More recently, he tried to stop the Institute for Advanced Study from building housing near or on the Princeton Battlefield. Afran’s side suffered a setback June 21 when a judge ruled to uphold the planning board’s approval of the project.
Afran is also representing a group of commuters in an ongoing lawsuit against Princeton University over whether or not the Dinky train station should be moved to accommodate the construction of an arts center. Afran has not exhausted all legal options in that case, but the work is already under way and New Jersey Transit has decided to move the station in accordance with the university’s plan.
Afran teaches constitutional law at Rutgers University as well as a seminar on corruption law. In addition to his public interest work, he litigates commercial cases.
Afran grew up on Long Island. His mother was a bookkeeper and his father was a public school teacher in New York. Now living in Princeton with his wife, a professor of medicine at Rutgers, he has two children who are attending college.
Afran’s career has also included a foray into politics: In 2000 he ran for the U.S. Senate as the Green Party candidate, and in 2008 he was Ralph Nader’s election lawyer.
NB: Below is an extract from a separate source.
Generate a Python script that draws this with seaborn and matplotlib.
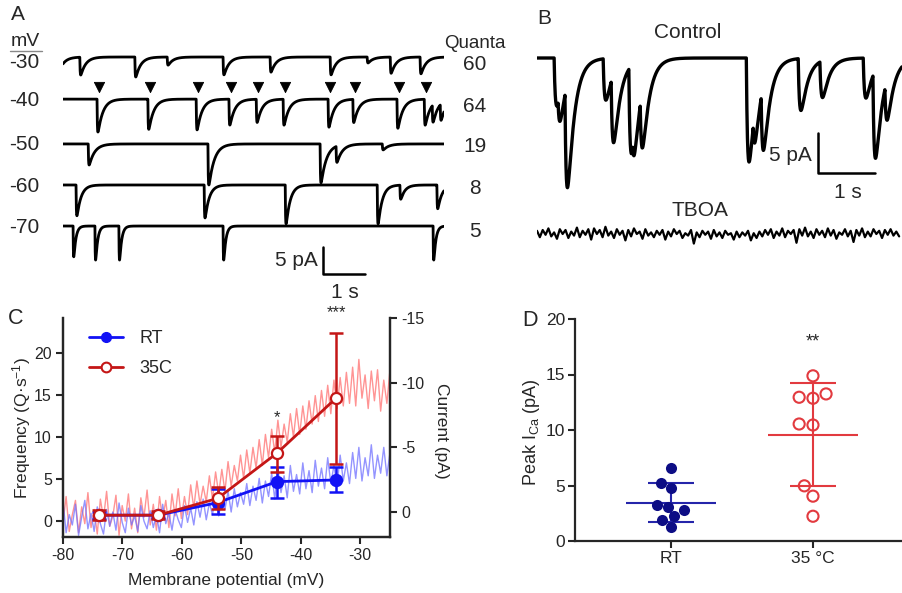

If Princeton were to lose its overall tax-exempt status, it would be the first major university to do so. Afran estimates the university would also face property tax payments of $20 to $30 million a year, or even as much as $45 million. He is also seeking back payments of taxes to 2005, which would be nearly $200 million. Afran acknowledges that the way Princeton is behaving is little different from other major research universities such as Stanford and Harvard, which have not had their tax-exempt statuses revoked.
However, he said, it may be that this case turns out to be a landmark one. “Every idea starts somewhere,” he says.